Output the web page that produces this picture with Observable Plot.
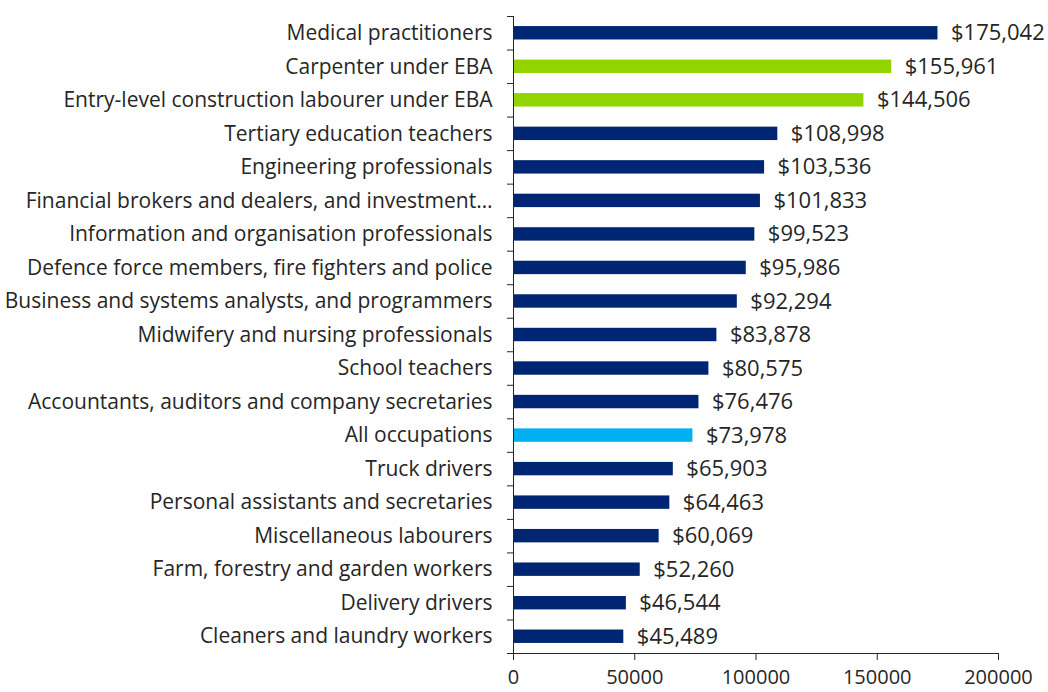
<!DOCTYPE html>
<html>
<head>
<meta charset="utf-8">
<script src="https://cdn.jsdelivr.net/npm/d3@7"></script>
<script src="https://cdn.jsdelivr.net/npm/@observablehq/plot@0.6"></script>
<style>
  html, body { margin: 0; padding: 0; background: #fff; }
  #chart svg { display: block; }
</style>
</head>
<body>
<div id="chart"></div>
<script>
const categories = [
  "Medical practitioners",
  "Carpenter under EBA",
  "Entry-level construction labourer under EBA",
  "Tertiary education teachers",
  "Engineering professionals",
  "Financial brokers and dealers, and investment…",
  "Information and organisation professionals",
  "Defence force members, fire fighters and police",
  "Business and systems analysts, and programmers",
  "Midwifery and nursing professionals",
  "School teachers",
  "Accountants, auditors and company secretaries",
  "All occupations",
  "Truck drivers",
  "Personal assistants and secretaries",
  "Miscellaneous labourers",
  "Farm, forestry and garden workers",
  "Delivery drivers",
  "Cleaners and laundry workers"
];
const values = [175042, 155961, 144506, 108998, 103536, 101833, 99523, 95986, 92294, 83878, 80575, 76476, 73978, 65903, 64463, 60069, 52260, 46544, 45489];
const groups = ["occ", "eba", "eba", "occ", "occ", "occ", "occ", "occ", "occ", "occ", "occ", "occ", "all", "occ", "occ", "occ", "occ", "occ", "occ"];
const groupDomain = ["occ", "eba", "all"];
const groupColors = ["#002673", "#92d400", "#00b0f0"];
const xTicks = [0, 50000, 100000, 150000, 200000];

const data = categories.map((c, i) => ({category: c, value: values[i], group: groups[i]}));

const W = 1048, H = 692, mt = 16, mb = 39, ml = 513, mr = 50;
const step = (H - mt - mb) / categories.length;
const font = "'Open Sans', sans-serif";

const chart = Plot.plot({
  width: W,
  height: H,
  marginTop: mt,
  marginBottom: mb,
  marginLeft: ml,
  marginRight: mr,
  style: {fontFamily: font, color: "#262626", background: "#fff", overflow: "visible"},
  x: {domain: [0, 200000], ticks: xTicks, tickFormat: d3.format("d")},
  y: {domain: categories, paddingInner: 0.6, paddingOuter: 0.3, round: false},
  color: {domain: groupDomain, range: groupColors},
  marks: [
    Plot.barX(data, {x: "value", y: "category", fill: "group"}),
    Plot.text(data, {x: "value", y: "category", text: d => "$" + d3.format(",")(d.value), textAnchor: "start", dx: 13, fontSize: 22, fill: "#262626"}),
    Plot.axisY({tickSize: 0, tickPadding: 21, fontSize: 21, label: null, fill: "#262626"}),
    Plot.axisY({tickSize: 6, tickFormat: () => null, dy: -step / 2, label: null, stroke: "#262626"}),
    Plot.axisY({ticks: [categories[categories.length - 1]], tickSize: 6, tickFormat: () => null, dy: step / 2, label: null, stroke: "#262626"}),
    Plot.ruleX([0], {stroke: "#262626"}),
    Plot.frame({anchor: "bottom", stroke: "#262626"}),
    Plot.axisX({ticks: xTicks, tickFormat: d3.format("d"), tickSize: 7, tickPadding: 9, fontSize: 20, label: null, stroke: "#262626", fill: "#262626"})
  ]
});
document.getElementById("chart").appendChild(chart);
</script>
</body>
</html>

---

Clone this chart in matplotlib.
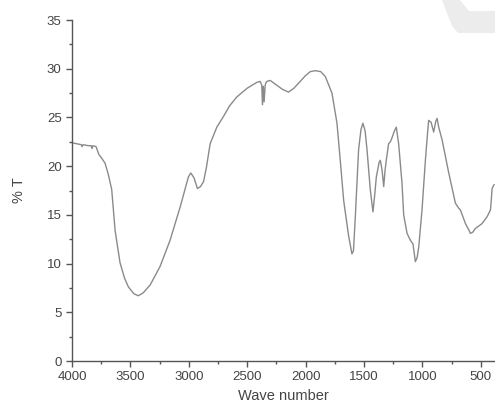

---

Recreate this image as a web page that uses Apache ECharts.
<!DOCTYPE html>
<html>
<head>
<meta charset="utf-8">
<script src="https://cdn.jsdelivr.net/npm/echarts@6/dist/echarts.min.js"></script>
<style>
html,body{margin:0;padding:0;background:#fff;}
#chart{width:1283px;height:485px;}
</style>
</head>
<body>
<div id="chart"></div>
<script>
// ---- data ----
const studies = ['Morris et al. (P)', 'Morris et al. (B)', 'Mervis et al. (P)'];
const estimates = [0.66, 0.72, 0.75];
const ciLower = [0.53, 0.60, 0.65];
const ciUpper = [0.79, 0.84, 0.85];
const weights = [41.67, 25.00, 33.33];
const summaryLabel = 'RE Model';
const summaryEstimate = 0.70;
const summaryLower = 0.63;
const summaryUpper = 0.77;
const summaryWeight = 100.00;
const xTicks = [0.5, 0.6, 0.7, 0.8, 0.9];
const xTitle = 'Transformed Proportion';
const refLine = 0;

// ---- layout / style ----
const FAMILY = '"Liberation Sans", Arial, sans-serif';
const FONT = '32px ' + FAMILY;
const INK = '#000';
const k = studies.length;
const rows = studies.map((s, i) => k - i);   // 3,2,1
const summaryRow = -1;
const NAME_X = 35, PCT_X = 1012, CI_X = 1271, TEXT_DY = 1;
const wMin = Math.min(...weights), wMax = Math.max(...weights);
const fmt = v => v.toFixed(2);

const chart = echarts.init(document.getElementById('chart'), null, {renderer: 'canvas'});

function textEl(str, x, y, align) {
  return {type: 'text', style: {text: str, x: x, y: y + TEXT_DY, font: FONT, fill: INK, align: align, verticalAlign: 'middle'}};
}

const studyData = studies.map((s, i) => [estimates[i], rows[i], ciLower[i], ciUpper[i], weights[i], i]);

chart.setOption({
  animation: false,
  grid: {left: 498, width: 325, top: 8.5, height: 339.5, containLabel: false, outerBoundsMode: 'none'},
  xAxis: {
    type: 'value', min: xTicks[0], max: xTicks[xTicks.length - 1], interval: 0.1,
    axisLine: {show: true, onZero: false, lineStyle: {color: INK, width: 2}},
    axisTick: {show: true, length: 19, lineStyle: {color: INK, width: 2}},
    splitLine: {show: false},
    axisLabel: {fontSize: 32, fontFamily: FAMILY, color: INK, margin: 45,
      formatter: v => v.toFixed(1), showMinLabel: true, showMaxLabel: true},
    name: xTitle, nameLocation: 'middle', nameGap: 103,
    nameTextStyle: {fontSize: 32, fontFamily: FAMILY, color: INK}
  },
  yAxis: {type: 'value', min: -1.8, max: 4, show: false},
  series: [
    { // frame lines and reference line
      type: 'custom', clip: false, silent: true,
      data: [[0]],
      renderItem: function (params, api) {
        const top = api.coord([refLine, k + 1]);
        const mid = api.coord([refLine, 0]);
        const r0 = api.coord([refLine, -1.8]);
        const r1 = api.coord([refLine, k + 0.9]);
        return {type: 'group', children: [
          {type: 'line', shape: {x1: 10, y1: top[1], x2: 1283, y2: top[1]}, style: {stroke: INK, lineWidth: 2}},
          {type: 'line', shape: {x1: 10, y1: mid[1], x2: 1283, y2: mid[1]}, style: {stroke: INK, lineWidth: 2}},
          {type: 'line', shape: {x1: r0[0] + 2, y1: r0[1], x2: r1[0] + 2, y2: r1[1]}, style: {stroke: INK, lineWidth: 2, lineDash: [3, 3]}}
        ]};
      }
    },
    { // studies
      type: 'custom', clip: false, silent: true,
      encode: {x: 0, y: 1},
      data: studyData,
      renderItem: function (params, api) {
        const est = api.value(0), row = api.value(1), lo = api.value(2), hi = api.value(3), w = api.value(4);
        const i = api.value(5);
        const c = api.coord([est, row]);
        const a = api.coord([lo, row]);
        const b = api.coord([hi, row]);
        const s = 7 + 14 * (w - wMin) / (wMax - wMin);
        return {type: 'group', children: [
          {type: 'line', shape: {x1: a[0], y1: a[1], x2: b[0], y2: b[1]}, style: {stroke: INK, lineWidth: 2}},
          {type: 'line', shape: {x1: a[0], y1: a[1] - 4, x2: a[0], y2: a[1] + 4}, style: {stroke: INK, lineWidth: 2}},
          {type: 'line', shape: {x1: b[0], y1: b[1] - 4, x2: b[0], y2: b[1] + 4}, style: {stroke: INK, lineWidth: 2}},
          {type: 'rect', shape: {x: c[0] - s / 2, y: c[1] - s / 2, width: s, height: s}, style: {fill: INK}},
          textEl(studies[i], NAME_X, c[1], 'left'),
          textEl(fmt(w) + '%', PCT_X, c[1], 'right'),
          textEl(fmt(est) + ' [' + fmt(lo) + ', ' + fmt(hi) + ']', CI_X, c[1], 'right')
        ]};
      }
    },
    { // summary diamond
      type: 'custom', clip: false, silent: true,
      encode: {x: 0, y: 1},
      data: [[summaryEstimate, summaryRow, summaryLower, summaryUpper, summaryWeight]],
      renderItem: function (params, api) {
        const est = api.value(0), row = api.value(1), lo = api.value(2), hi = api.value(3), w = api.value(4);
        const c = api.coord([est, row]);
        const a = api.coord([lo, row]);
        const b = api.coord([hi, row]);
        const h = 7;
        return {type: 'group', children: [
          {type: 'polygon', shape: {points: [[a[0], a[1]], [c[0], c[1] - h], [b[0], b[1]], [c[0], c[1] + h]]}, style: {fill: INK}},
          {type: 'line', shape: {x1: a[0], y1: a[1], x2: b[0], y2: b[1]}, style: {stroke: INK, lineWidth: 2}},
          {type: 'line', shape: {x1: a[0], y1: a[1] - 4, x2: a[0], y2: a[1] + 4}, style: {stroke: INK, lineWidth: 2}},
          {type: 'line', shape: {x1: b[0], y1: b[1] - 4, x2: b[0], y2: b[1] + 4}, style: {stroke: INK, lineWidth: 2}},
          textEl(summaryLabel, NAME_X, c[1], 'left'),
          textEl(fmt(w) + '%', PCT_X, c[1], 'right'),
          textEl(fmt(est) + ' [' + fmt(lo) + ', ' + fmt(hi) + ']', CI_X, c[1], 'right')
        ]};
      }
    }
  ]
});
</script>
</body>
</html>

TO BE DONE: Return exactly the lines from the line that has "Recreate this image" to the line that has "const studyData = studies.map((s, i)", both of them included.

ANSWER TO THIS TASK:
Recreate this image as a web page that uses Apache ECharts.
<!DOCTYPE html>
<html>
<head>
<meta charset="utf-8">
<script src="https://cdn.jsdelivr.net/npm/echarts@6/dist/echarts.min.js"></script>
<style>
html,body{margin:0;padding:0;background:#fff;}
#chart{width:1283px;height:485px;}
</style>
</head>
<body>
<div id="chart"></div>
<script>
// ---- data ----
const studies = ['Morris et al. (P)', 'Morris et al. (B)', 'Mervis et al. (P)'];
const estimates = [0.66, 0.72, 0.75];
const ciLower = [0.53, 0.60, 0.65];
const ciUpper = [0.79, 0.84, 0.85];
const weights = [41.67, 25.00, 33.33];
const summaryLabel = 'RE Model';
const summaryEstimate = 0.70;
const summaryLower = 0.63;
const summaryUpper = 0.77;
const summaryWeight = 100.00;
const xTicks = [0.5, 0.6, 0.7, 0.8, 0.9];
const xTitle = 'Transformed Proportion';
const refLine = 0;

// ---- layout / style ----
const FAMILY = '"Liberation Sans", Arial, sans-serif';
const FONT = '32px ' + FAMILY;
const INK = '#000';
const k = studies.length;
const rows = studies.map((s, i) => k - i);   // 3,2,1
const summaryRow = -1;
const NAME_X = 35, PCT_X = 1012, CI_X = 1271, TEXT_DY = 1;
const wMin = Math.min(...weights), wMax = Math.max(...weights);
const fmt = v => v.toFixed(2);

const chart = echarts.init(document.getElementById('chart'), null, {renderer: 'canvas'});

function textEl(str, x, y, align) {
  return {type: 'text', style: {text: str, x: x, y: y + TEXT_DY, font: FONT, fill: INK, align: align, verticalAlign: 'middle'}};
}

const studyData = studies.map((s, i) => [estimates[i], rows[i], ciLower[i], ciUpper[i], weights[i], i]);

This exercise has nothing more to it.